# Bei RAM Neukauf, auch gleich Mainboard neukaufen?



## suntrop (3. Februar 2004)

Hi,

ich habe seit knapp einem halben Jahr immer einen
nervigen Piepton beim Starten, und der Rechner
geht selbstständig wieder aus. Das geht meist drei-,
viermal so. Aschließend lief alles sauber.

Vor ein paar Tagen ging dann kaum noch was.
Alles in Slowmotion, wenn überhaupt. Anscheinend
lag es am RAM, denn als ich den alten 128er Riegel
durch einen 256 erstzt habe lief alles wie am wieder 
gut. Nur habe ich schon immer mit dem 256er RAM
ein Problem, dass der Rechner ständig entweder 
einfach neustartet oder einfriert.
Drum will ich mir neues RAM kaufen.

Jetzt mal meine Hauptfrage 
Sollte ich besser gleich
mein altes Board rauswerfen und die CPU gleich mit?
(Elitegroup FSB 133, SDRAM | Athlon 1GHz)

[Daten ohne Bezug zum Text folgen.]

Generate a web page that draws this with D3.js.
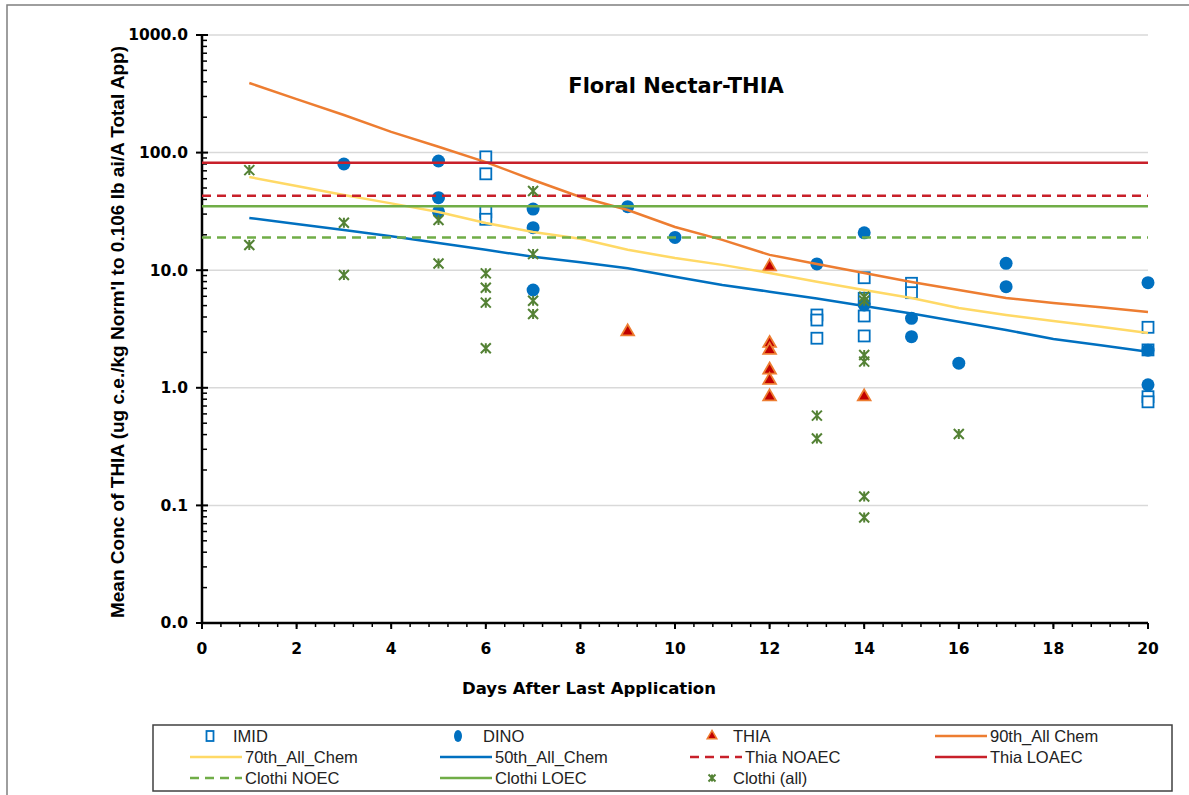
<!DOCTYPE html>
<html>
<head>
<meta charset="utf-8">
<script src="https://cdn.jsdelivr.net/npm/d3@7"></script>
<style>
  body { margin: 0; background: #fff; }
  text { fill: #000; }
</style>
</head>
<body>
<svg id="chart" width="1189" height="795"></svg>
<script>
// Days after last application for the percentile curves
const days = d3.range(1, 21);
const p90 = [391, 285, 209, 150, 112, 83, 58.5, 41.9, 32.5, 23.3, 18.1, 13.5, 11.3, 9.46, 7.94, 6.79, 5.8, 5.26, 4.85, 4.41];
const p70 = [62, 52, 43.6, 37, 31.2, 25.2, 21.1, 18.5, 14.9, 12.7, 11.1, 9.46, 7.98, 6.79, 5.8, 4.77, 4.16, 3.7, 3.3, 2.92];
const p50 = [27.8, 24.7, 22, 19.4, 17, 14.9, 13, 11.7, 10.4, 8.8, 7.48, 6.57, 5.75, 4.96, 4.28, 3.65, 3.1, 2.6, 2.3, 2.03];

// Threshold levels
const thiaNoaec = 43;
const thiaLoaec = 82;
const clothiNoec = 19;
const clothiLoec = 35;

// Observed residues: [day, value]
const imid = [[6, 92], [6, 66], [6, 31.4], [6, 27.1], [13, 4.16], [13, 3.77], [13, 2.64],
  [14, 8.63], [14, 5.77], [14, 4.08], [14, 2.76], [15, 7.74], [15, 6.44],
  [20, 3.27], [20, 2.1], [20, 0.84], [20, 0.76]];
const dino = [[3, 80], [5, 84.8], [5, 41.4], [5, 31.4], [7, 33.1], [7, 23], [7, 6.79],
  [9, 34.7], [10, 19], [13, 11.3], [14, 20.8], [14, 5.06], [15, 3.9], [15, 2.72],
  [16, 1.62], [17, 11.45], [17, 7.24], [20, 7.83], [20, 2.09], [20, 1.06]];
const thia = [[9, 3.0], [12, 10.7], [12, 2.39], [12, 2.09], [12, 1.42], [12, 1.16], [12, 0.84], [14, 0.84]];
const clothi = [[1, 71], [1, 16.4], [3, 25.3], [3, 9.1], [5, 26.7], [5, 11.4],
  [6, 9.4], [6, 7.1], [6, 5.3], [6, 2.17], [7, 47.1], [7, 13.7], [7, 5.5], [7, 4.24],
  [13, 0.58], [13, 0.37], [14, 5.95], [14, 5.5], [14, 1.9], [14, 1.67], [14, 0.119], [14, 0.079],
  [16, 0.405]];

const xTicks = d3.range(0, 21, 2);
const yTicks = [0.01, 0.1, 1, 10, 100, 1000];

const colors = {
  blue: '#0070C0',
  orange: '#ED7D31',
  yellow: '#FFD966',
  red: '#C8202A',
  green: '#70AD47',
  darkGreen: '#548235',
  grid: '#D9D9D9'
};

const svg = d3.select('#chart');
const x = d3.scaleLinear([0, 20], [202, 1148]);
const y = d3.scaleLog([0.01, 1000], [623, 35]);

// outer frame
svg.append('rect')
  .attr('x', 7).attr('y', 5).attr('width', 1200).attr('height', 800)
  .attr('fill', 'none').attr('stroke', '#7F7F7F').attr('stroke-width', 1.5);

// gridlines
svg.append('g')
  .selectAll('line')
  .data(yTicks.slice(1))
  .join('line')
  .attr('x1', x(0)).attr('x2', x(20))
  .attr('y1', d => y(d)).attr('y2', d => y(d))
  .attr('stroke', colors.grid).attr('stroke-width', 1.5);

// y axis with log minor ticks
const yMinor = [];
for (let e = -2; e < 3; e++) {
  for (let m = 2; m < 10; m++) yMinor.push(m * Math.pow(10, e));
}
const yAxisG = svg.append('g');
yAxisG.selectAll('.minor')
  .data(yMinor)
  .join('line')
  .attr('x1', x(0)).attr('x2', x(0) + 5)
  .attr('y1', d => y(d)).attr('y2', d => y(d))
  .attr('stroke', '#000').attr('stroke-width', 1.5);
yAxisG.selectAll('.major')
  .data(yTicks)
  .join('line')
  .attr('x1', x(0) - 6).attr('x2', x(0) + 6)
  .attr('y1', d => y(d)).attr('y2', d => y(d))
  .attr('stroke', '#000').attr('stroke-width', 2);
yAxisG.selectAll('text')
  .data(yTicks)
  .join('text')
  .attr('x', 188).attr('y', d => y(d))
  .attr('dy', '0.35em')
  .attr('text-anchor', 'end')
  .style('font', 'bold 15.5px "DejaVu Sans"')
  .text(d => d3.format('.1f')(d));

// x axis with minor ticks every 0.4
const xMinor = d3.range(0, 20.01, 0.4);
const xAxisG = svg.append('g');
xAxisG.selectAll('.minor')
  .data(xMinor)
  .join('line')
  .attr('x1', d => x(d)).attr('x2', d => x(d))
  .attr('y1', y(0.01)).attr('y2', y(0.01) + 4)
  .attr('stroke', '#000').attr('stroke-width', 1.5);
xAxisG.selectAll('.major')
  .data(xTicks)
  .join('line')
  .attr('x1', d => x(d)).attr('x2', d => x(d))
  .attr('y1', y(0.01)).attr('y2', y(0.01) + 6)
  .attr('stroke', '#000').attr('stroke-width', 2);
xAxisG.selectAll('text')
  .data(xTicks)
  .join('text')
  .attr('x', d => x(d)).attr('y', 649)
  .attr('dy', '0.35em')
  .attr('text-anchor', 'middle')
  .style('font', 'bold 15.5px "DejaVu Sans"')
  .text(d => d);

// axis lines on top of ticks
svg.append('line')
  .attr('x1', x(0)).attr('x2', x(0)).attr('y1', y(1000) - 1).attr('y2', y(0.01))
  .attr('stroke', '#000').attr('stroke-width', 2.5);
svg.append('line')
  .attr('x1', x(0)).attr('x2', x(20)).attr('y1', y(0.01)).attr('y2', y(0.01))
  .attr('stroke', '#000').attr('stroke-width', 2.5);

// markers
const sym = (type, size) => d3.symbol(type, size)();
const starPath = r => `M${-r},${-r}L${r},${r}M${-r},${r}L${r},${-r}M0,${-r}L0,${r}`;

const plot = svg.append('g');

plot.selectAll('.imid')
  .data(imid)
  .join('rect')
  .attr('x', d => x(d[0]) - 5.5).attr('y', d => y(d[1]) - 5.5)
  .attr('width', 11).attr('height', 11)
  .attr('fill', '#fff').attr('stroke', colors.blue).attr('stroke-width', 1.8);

plot.selectAll('.dino')
  .data(dino)
  .join('circle')
  .attr('cx', d => x(d[0])).attr('cy', d => y(d[1]))
  .attr('r', 6.5)
  .attr('fill', colors.blue);

plot.selectAll('.thia')
  .data(thia)
  .join('path')
  .attr('transform', d => `translate(${x(d[0])},${y(d[1])})`)
  .attr('d', sym(d3.symbolTriangle, 70))
  .attr('fill', '#C00000').attr('stroke', colors.orange).attr('stroke-width', 1.8);

const line = d3.line().x(d => x(d[0])).y(d => y(d[1]));
const curves = [
  { vals: p90, color: colors.orange },
  { vals: p70, color: colors.yellow },
  { vals: p50, color: colors.blue }
];
curves.forEach(c => {
  plot.append('path')
    .datum(days.map((d, i) => [d, c.vals[i]]))
    .attr('d', line)
    .attr('fill', 'none').attr('stroke', c.color).attr('stroke-width', 2.5);
});

const levels = [
  { v: thiaNoaec, color: colors.red, dash: '9,6' },
  { v: thiaLoaec, color: colors.red, dash: null },
  { v: clothiNoec, color: colors.green, dash: '9,6' },
  { v: clothiLoec, color: colors.green, dash: null }
];
levels.forEach(l => {
  plot.append('line')
    .attr('x1', x(0)).attr('x2', x(20))
    .attr('y1', y(l.v)).attr('y2', y(l.v))
    .attr('stroke', l.color).attr('stroke-width', 2.5)
    .attr('stroke-dasharray', l.dash);
});

plot.selectAll('.clothi')
  .data(clothi)
  .join('path')
  .attr('transform', d => `translate(${x(d[0])},${y(d[1])})`)
  .attr('d', starPath(5))
  .attr('fill', 'none').attr('stroke', colors.darkGreen).attr('stroke-width', 2);

// titles
svg.append('text')
  .attr('x', 676).attr('y', 86).attr('dy', '0.35em')
  .attr('text-anchor', 'middle')
  .style('font', 'bold 21px "DejaVu Sans"')
  .text('Floral Nectar-THIA');

svg.append('text')
  .attr('x', 589).attr('y', 688).attr('dy', '0.35em')
  .attr('text-anchor', 'middle')
  .style('font', 'bold 16.5px "DejaVu Sans"')
  .text('Days After Last Application');

svg.append('text')
  .attr('transform', 'translate(117,332) rotate(-90)')
  .attr('dy', '0.35em')
  .attr('text-anchor', 'middle')
  .style('font', 'bold 19px "Liberation Sans"')
  .text("Mean Conc of THIA (ug c.e./kg Norm'l to 0.106 lb ai/A Total App)");

// legend
const lg = svg.append('g');
lg.append('rect')
  .attr('x', 153).attr('y', 725).attr('width', 1019).attr('height', 66)
  .attr('fill', '#fff').attr('stroke', '#404040').attr('stroke-width', 1.5);

const legendItems = [
  { label: 'IMID', kind: 'square', col: 0, row: 0 },
  { label: 'DINO', kind: 'circle', col: 1, row: 0 },
  { label: 'THIA', kind: 'triangle', col: 2, row: 0 },
  { label: '90th_All Chem', kind: 'line', color: colors.orange, col: 3, row: 0 },
  { label: '70th_All_Chem', kind: 'line', color: colors.yellow, col: 0, row: 1 },
  { label: '50th_All_Chem', kind: 'line', color: colors.blue, col: 1, row: 1 },
  { label: 'Thia NOAEC', kind: 'line', color: colors.red, dash: '9,6', col: 2, row: 1 },
  { label: 'Thia LOAEC', kind: 'line', color: colors.red, col: 3, row: 1 },
  { label: 'Clothi NOEC', kind: 'line', color: colors.green, dash: '9,6', col: 0, row: 2 },
  { label: 'Clothi LOEC', kind: 'line', color: colors.green, col: 1, row: 2 },
  { label: 'Clothi (all)', kind: 'star', col: 2, row: 2 }
];
const colX = [190, 440, 690, 935];
const rowY = [736, 757, 778];

legendItems.forEach(it => {
  const cx = colX[it.col], cy = rowY[it.row];
  const g = lg.append('g');
  const mx = cx + 20;
  if (it.kind === 'line') {
    g.append('line')
      .attr('x1', cx).attr('x2', cx + 52).attr('y1', cy).attr('y2', cy)
      .attr('stroke', it.color).attr('stroke-width', 2.5)
      .attr('stroke-dasharray', it.dash || null);
  } else if (it.kind === 'square') {
    g.append('rect').attr('x', mx - 3.5).attr('y', cy - 5).attr('width', 7).attr('height', 10)
      .attr('fill', '#fff').attr('stroke', colors.blue).attr('stroke-width', 1.8);
  } else if (it.kind === 'circle') {
    g.append('ellipse').attr('cx', mx - 2).attr('cy', cy).attr('rx', 4).attr('ry', 6)
      .attr('fill', colors.blue);
  } else if (it.kind === 'triangle') {
    g.append('path').attr('transform', `translate(${mx + 2},${cy})`)
      .attr('d', sym(d3.symbolTriangle, 40))
      .attr('fill', '#C00000').attr('stroke', colors.orange).attr('stroke-width', 1.5);
  } else if (it.kind === 'star') {
    g.append('path').attr('transform', `translate(${mx + 2},${cy})`)
      .attr('d', starPath(3.5))
      .attr('fill', 'none').attr('stroke', colors.darkGreen).attr('stroke-width', 2);
  }
  const tx = it.kind === 'line' ? cx + 55 : cx + 43;
  g.append('text')
    .attr('x', tx).attr('y', cy).attr('dy', '0.35em')
    .style('font', '16.5px "Liberation Sans"')
    .style('fill', '#222')
    .text(it.label);
});
</script>
</body>
</html>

Ich könnte schon einen schnelleren Rechner brauchen, 
nur lohnt es sich wirklich? Oder einfach nur neues RAM und neue CPU? 

Was sagt Ihr dazu? 


Danke euch für Ratschläge.


----------



## BlaBla-HH (4. Februar 2004)

Im sogenannten "Bundle" (Verbund), bekommst Du meist ein Motherboard, inkl. CPU zum ähnlichen Preis, wie wenn Du _NUR_ die CPU neu kaufst. Wenn Du jetzt noch hingehst und fragst Deinen PC-Händler um die Ecke, ob er Dir einen Komplettpreis für CPU, Mainboard und RAM macht, wirst Du wohl noch einmal eine Ersparnis haben. Ich würde jedoch bis Ende März warten, da AMD, wie auch INTEL für diesen Zeitpunkt deutliche Preissenkungen planen (Cebit 18. – 24. März ).


----------